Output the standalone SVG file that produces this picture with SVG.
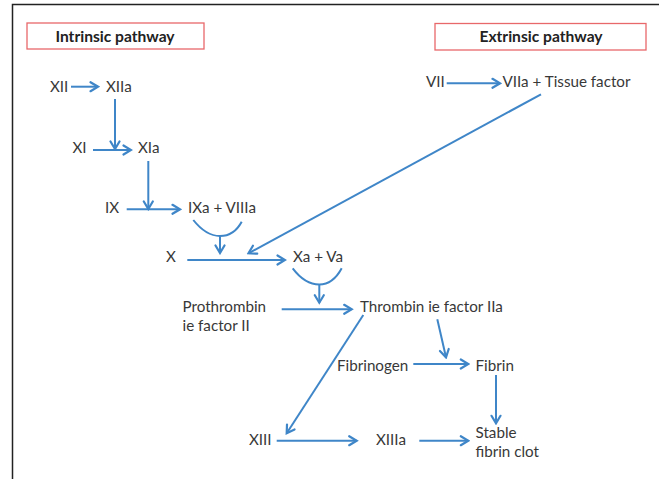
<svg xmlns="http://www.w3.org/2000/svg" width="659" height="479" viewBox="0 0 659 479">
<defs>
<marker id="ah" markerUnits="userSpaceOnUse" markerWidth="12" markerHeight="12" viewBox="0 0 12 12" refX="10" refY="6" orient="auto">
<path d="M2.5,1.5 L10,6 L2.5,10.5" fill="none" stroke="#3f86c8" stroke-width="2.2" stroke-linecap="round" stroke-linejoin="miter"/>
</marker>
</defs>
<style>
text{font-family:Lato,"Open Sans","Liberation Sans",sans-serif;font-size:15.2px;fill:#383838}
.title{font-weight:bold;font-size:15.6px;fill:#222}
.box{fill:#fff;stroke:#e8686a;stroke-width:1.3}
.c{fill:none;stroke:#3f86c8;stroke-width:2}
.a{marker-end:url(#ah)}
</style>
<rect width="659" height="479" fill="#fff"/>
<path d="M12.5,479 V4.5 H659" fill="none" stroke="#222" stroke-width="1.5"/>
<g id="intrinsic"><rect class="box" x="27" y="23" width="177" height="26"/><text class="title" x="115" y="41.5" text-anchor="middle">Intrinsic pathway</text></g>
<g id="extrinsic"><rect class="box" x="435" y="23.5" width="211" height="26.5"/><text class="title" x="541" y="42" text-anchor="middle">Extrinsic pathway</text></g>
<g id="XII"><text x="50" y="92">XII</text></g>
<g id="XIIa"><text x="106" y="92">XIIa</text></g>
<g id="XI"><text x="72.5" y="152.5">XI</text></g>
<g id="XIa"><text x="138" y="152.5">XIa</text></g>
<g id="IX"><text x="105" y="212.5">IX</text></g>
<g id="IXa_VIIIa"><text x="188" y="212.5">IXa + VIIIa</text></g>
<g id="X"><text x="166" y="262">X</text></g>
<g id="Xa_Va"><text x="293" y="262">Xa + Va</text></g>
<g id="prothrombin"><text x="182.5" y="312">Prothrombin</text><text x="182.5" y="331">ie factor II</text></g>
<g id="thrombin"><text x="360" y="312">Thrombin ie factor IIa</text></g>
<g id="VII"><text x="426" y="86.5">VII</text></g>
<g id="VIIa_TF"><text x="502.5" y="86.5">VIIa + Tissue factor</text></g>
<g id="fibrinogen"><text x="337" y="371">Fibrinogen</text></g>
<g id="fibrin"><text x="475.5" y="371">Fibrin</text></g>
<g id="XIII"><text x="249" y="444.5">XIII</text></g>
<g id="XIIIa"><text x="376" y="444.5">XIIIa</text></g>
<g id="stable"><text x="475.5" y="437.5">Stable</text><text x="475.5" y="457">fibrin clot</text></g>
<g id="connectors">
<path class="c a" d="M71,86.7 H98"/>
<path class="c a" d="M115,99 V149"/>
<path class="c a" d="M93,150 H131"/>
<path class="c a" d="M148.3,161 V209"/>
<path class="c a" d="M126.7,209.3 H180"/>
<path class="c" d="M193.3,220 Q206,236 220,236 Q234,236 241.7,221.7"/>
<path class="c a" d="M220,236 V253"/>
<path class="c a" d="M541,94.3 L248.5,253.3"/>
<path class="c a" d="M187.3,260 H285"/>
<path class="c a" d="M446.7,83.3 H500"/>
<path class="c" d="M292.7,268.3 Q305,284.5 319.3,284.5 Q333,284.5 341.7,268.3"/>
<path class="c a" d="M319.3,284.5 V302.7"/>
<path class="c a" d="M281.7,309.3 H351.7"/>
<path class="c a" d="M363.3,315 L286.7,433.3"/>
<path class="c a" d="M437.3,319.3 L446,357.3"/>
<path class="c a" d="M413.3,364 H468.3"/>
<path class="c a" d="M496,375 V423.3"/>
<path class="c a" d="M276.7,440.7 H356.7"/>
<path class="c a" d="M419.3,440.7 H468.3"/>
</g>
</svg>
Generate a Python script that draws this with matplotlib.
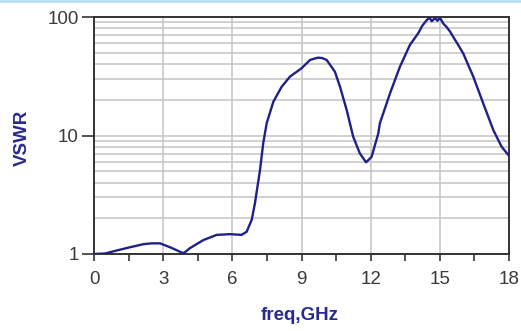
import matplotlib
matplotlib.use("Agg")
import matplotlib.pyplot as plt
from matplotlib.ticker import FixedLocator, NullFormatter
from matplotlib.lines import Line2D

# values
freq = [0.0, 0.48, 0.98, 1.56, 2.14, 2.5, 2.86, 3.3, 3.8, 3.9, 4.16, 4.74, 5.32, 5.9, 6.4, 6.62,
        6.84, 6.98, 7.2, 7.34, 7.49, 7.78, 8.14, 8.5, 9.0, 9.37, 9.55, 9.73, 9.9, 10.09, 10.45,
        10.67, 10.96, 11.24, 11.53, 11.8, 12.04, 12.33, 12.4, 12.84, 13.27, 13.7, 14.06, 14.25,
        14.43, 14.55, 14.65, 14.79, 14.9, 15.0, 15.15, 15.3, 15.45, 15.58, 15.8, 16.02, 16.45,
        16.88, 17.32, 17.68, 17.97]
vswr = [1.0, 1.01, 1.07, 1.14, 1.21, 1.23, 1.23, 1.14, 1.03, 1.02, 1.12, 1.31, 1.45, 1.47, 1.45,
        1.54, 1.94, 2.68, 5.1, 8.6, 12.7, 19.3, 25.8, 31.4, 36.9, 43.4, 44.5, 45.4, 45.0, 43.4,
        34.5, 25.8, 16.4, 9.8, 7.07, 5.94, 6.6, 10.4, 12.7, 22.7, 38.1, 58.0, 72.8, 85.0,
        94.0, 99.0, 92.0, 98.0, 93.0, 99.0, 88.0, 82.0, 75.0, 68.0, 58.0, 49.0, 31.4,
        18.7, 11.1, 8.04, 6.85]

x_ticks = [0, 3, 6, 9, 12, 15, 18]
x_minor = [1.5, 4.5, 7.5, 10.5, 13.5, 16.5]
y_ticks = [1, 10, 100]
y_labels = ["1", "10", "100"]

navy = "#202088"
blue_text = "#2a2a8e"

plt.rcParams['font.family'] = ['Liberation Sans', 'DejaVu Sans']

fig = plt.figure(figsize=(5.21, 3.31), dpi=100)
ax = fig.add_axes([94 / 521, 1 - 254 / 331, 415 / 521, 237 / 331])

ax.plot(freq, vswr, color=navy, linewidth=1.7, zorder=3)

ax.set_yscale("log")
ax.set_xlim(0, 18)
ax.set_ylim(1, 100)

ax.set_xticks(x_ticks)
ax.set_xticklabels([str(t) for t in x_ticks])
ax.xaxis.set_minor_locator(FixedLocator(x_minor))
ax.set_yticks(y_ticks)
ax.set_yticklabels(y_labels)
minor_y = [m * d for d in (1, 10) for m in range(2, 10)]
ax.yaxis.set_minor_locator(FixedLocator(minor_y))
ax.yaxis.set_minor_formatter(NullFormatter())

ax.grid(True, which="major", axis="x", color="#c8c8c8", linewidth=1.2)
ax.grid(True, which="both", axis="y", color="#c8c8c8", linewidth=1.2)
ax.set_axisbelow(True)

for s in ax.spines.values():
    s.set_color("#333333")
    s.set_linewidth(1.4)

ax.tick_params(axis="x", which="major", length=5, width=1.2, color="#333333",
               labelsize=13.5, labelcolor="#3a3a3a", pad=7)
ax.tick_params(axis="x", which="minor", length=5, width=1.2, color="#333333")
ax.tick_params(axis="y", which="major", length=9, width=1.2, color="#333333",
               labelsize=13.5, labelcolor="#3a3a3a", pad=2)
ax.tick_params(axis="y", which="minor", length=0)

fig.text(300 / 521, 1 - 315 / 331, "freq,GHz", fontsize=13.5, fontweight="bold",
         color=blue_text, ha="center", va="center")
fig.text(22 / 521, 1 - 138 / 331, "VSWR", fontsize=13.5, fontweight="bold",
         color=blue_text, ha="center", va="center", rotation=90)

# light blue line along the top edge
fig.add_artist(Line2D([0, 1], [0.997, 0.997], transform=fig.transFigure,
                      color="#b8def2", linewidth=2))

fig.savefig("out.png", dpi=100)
-- -- --
-- What you should do --
Give every record back exactly as it reads, with no images.

-- Task output --
Output the standalone SVG file that produces this picture with SVG.
<svg xmlns="http://www.w3.org/2000/svg" width="659" height="479" viewBox="0 0 659 479">
<defs>
<marker id="ah" markerUnits="userSpaceOnUse" markerWidth="12" markerHeight="12" viewBox="0 0 12 12" refX="10" refY="6" orient="auto">
<path d="M2.5,1.5 L10,6 L2.5,10.5" fill="none" stroke="#3f86c8" stroke-width="2.2" stroke-linecap="round" stroke-linejoin="miter"/>
</marker>
</defs>
<style>
text{font-family:Lato,"Open Sans","Liberation Sans",sans-serif;font-size:15.2px;fill:#383838}
.title{font-weight:bold;font-size:15.6px;fill:#222}
.box{fill:#fff;stroke:#e8686a;stroke-width:1.3}
.c{fill:none;stroke:#3f86c8;stroke-width:2}
.a{marker-end:url(#ah)}
</style>
<rect width="659" height="479" fill="#fff"/>
<path d="M12.5,479 V4.5 H659" fill="none" stroke="#222" stroke-width="1.5"/>
<g id="intrinsic"><rect class="box" x="27" y="23" width="177" height="26"/><text class="title" x="115" y="41.5" text-anchor="middle">Intrinsic pathway</text></g>
<g id="extrinsic"><rect class="box" x="435" y="23.5" width="211" height="26.5"/><text class="title" x="541" y="42" text-anchor="middle">Extrinsic pathway</text></g>
<g id="XII"><text x="50" y="92">XII</text></g>
<g id="XIIa"><text x="106" y="92">XIIa</text></g>
<g id="XI"><text x="72.5" y="152.5">XI</text></g>
<g id="XIa"><text x="138" y="152.5">XIa</text></g>
<g id="IX"><text x="105" y="212.5">IX</text></g>
<g id="IXa_VIIIa"><text x="188" y="212.5">IXa + VIIIa</text></g>
<g id="X"><text x="166" y="262">X</text></g>
<g id="Xa_Va"><text x="293" y="262">Xa + Va</text></g>
<g id="prothrombin"><text x="182.5" y="312">Prothrombin</text><text x="182.5" y="331">ie factor II</text></g>
<g id="thrombin"><text x="360" y="312">Thrombin ie factor IIa</text></g>
<g id="VII"><text x="426" y="86.5">VII</text></g>
<g id="VIIa_TF"><text x="502.5" y="86.5">VIIa + Tissue factor</text></g>
<g id="fibrinogen"><text x="337" y="371">Fibrinogen</text></g>
<g id="fibrin"><text x="475.5" y="371">Fibrin</text></g>
<g id="XIII"><text x="249" y="444.5">XIII</text></g>
<g id="XIIIa"><text x="376" y="444.5">XIIIa</text></g>
<g id="stable"><text x="475.5" y="437.5">Stable</text><text x="475.5" y="457">fibrin clot</text></g>
<g id="connectors">
<path class="c a" d="M71,86.7 H98"/>
<path class="c a" d="M115,99 V149"/>
<path class="c a" d="M93,150 H131"/>
<path class="c a" d="M148.3,161 V209"/>
<path class="c a" d="M126.7,209.3 H180"/>
<path class="c" d="M193.3,220 Q206,236 220,236 Q234,236 241.7,221.7"/>
<path class="c a" d="M220,236 V253"/>
<path class="c a" d="M541,94.3 L248.5,253.3"/>
<path class="c a" d="M187.3,260 H285"/>
<path class="c a" d="M446.7,83.3 H500"/>
<path class="c" d="M292.7,268.3 Q305,284.5 319.3,284.5 Q333,284.5 341.7,268.3"/>
<path class="c a" d="M319.3,284.5 V302.7"/>
<path class="c a" d="M281.7,309.3 H351.7"/>
<path class="c a" d="M363.3,315 L286.7,433.3"/>
<path class="c a" d="M437.3,319.3 L446,357.3"/>
<path class="c a" d="M413.3,364 H468.3"/>
<path class="c a" d="M496,375 V423.3"/>
<path class="c a" d="M276.7,440.7 H356.7"/>
<path class="c a" d="M419.3,440.7 H468.3"/>
</g>
</svg>
Generate a Python script that draws this with matplotlib.
import matplotlib
matplotlib.use("Agg")
import matplotlib.pyplot as plt
from matplotlib.ticker import FixedLocator, NullFormatter
from matplotlib.lines import Line2D

# values
freq = [0.0, 0.48, 0.98, 1.56, 2.14, 2.5, 2.86, 3.3, 3.8, 3.9, 4.16, 4.74, 5.32, 5.9, 6.4, 6.62,
        6.84, 6.98, 7.2, 7.34, 7.49, 7.78, 8.14, 8.5, 9.0, 9.37, 9.55, 9.73, 9.9, 10.09, 10.45,
        10.67, 10.96, 11.24, 11.53, 11.8, 12.04, 12.33, 12.4, 12.84, 13.27, 13.7, 14.06, 14.25,
        14.43, 14.55, 14.65, 14.79, 14.9, 15.0, 15.15, 15.3, 15.45, 15.58, 15.8, 16.02, 16.45,
        16.88, 17.32, 17.68, 17.97]
vswr = [1.0, 1.01, 1.07, 1.14, 1.21, 1.23, 1.23, 1.14, 1.03, 1.02, 1.12, 1.31, 1.45, 1.47, 1.45,
        1.54, 1.94, 2.68, 5.1, 8.6, 12.7, 19.3, 25.8, 31.4, 36.9, 43.4, 44.5, 45.4, 45.0, 43.4,
        34.5, 25.8, 16.4, 9.8, 7.07, 5.94, 6.6, 10.4, 12.7, 22.7, 38.1, 58.0, 72.8, 85.0,
        94.0, 99.0, 92.0, 98.0, 93.0, 99.0, 88.0, 82.0, 75.0, 68.0, 58.0, 49.0, 31.4,
        18.7, 11.1, 8.04, 6.85]

x_ticks = [0, 3, 6, 9, 12, 15, 18]
x_minor = [1.5, 4.5, 7.5, 10.5, 13.5, 16.5]
y_ticks = [1, 10, 100]
y_labels = ["1", "10", "100"]

navy = "#202088"
blue_text = "#2a2a8e"

plt.rcParams['font.family'] = ['Liberation Sans', 'DejaVu Sans']

fig = plt.figure(figsize=(5.21, 3.31), dpi=100)
ax = fig.add_axes([94 / 521, 1 - 254 / 331, 415 / 521, 237 / 331])

ax.plot(freq, vswr, color=navy, linewidth=1.7, zorder=3)

ax.set_yscale("log")
ax.set_xlim(0, 18)
ax.set_ylim(1, 100)

ax.set_xticks(x_ticks)
ax.set_xticklabels([str(t) for t in x_ticks])
ax.xaxis.set_minor_locator(FixedLocator(x_minor))
ax.set_yticks(y_ticks)
ax.set_yticklabels(y_labels)
minor_y = [m * d for d in (1, 10) for m in range(2, 10)]
ax.yaxis.set_minor_locator(FixedLocator(minor_y))
ax.yaxis.set_minor_formatter(NullFormatter())

ax.grid(True, which="major", axis="x", color="#c8c8c8", linewidth=1.2)
ax.grid(True, which="both", axis="y", color="#c8c8c8", linewidth=1.2)
ax.set_axisbelow(True)

for s in ax.spines.values():
    s.set_color("#333333")
    s.set_linewidth(1.4)

ax.tick_params(axis="x", which="major", length=5, width=1.2, color="#333333",
               labelsize=13.5, labelcolor="#3a3a3a", pad=7)
ax.tick_params(axis="x", which="minor", length=5, width=1.2, color="#333333")
ax.tick_params(axis="y", which="major", length=9, width=1.2, color="#333333",
               labelsize=13.5, labelcolor="#3a3a3a", pad=2)
ax.tick_params(axis="y", which="minor", length=0)

fig.text(300 / 521, 1 - 315 / 331, "freq,GHz", fontsize=13.5, fontweight="bold",
         color=blue_text, ha="center", va="center")
fig.text(22 / 521, 1 - 138 / 331, "VSWR", fontsize=13.5, fontweight="bold",
         color=blue_text, ha="center", va="center", rotation=90)

# light blue line along the top edge
fig.add_artist(Line2D([0, 1], [0.997, 0.997], transform=fig.transFigure,
                      color="#b8def2", linewidth=2))

fig.savefig("out.png", dpi=100)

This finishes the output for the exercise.